Artistically, though, the gamble paid off. In Search Of…has a crackling vigor missing from the first stab, and its melange of genres makes for music unlike anything else around. Tracks like ”Am I High” and ”Things Are Getting Better” pull together jazz-fusion funk, rapping, and slippery soul harmonies into a cogent, kinetic whole; if Steely Dan had grown up in an inner city in the ’90s, they would have sounded this way. ”Truth or Dare” is a hair-raising blast of air with metallic guitars — a dance-floor stare-down between N.E.R.D. and guest Kelis, who roars like a hellion. More traditional, but not the lesser for it, is ”Run to the Sun,” a gorgeous heartbreaker about the end of an affair.

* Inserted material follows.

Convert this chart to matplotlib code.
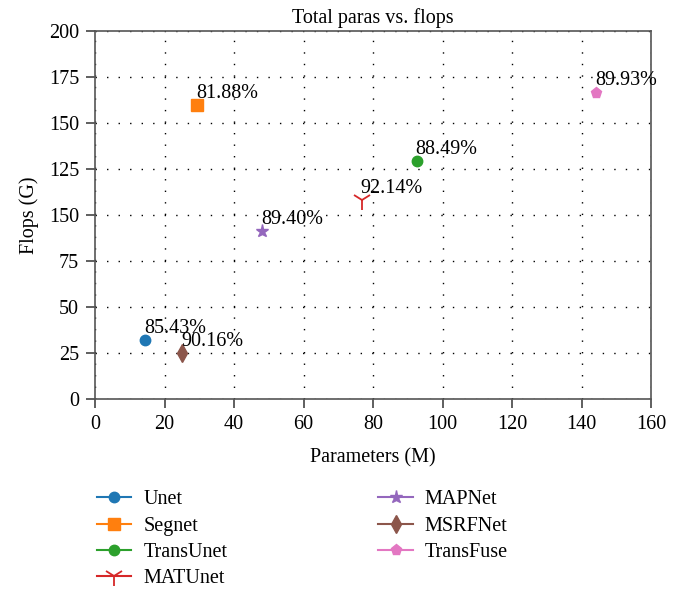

The use of a band does more than liven up the songs; it adds an extra dimension to the lyrics. The album is filled with shady jive talkers — adolescent addicts (”Bobby James”), desperate drug dealers (”Provider”), hopeless types backed into society’s corners (”Lapdance”), and kinky men who want to videotape their girlfriends having sex, preferably with other women (”Tape You”). Had the Neptunes utilized hip-hop party beats, the lyrics may not have stood out. But the hard, grimy rap-rock tracks, not to mention Williams’ sullied-angel voice (which recalls that of the late Curtis Mayfield), bring the scorched souls to life. They’re like characters in a modern, hip-hop remake of a blaxploitation film.

Parts of In Search Of…are ugly, musically and lyrically. ”Rock Star” is a savage parody of a self-mythologizing rapper (”I’m rhyming on the top of a cop car/I’m a rebel and my .44 pops far”), but the electrofunk rage behind it feels too congested. Like other artists, N.E.R.D. sometimes confuse different with better. Knotty metal riffs are more musicianly for sure, but in the long run, are they as entertaining and outright enjoyable as the intergalactic blip-blips Williams and Hugo deployed on Mystikal’s ingratiating ”Shake Ya Ass”?

That question rages not just around the album but around pop in general. As seen in the heap of Grammy nominations bestowed upon India.Arie and Alicia Keys, who’ll dash over to her piano at the drop of a porkpie hat, the industry is more taken than ever with music-school grads. Instrumental training is well and good, but the cheerleading for those musicians feels like a reactionary backlash against teen pop, rap, and other genres that make Grammy voters feel old. Thankfully, In Search Of…stems less from conservatism than from a real need to stretch out, to see what other musical possibilities are out there. Pop needs to be shaken up, and these extra-loose cannons may be just the ones to do it.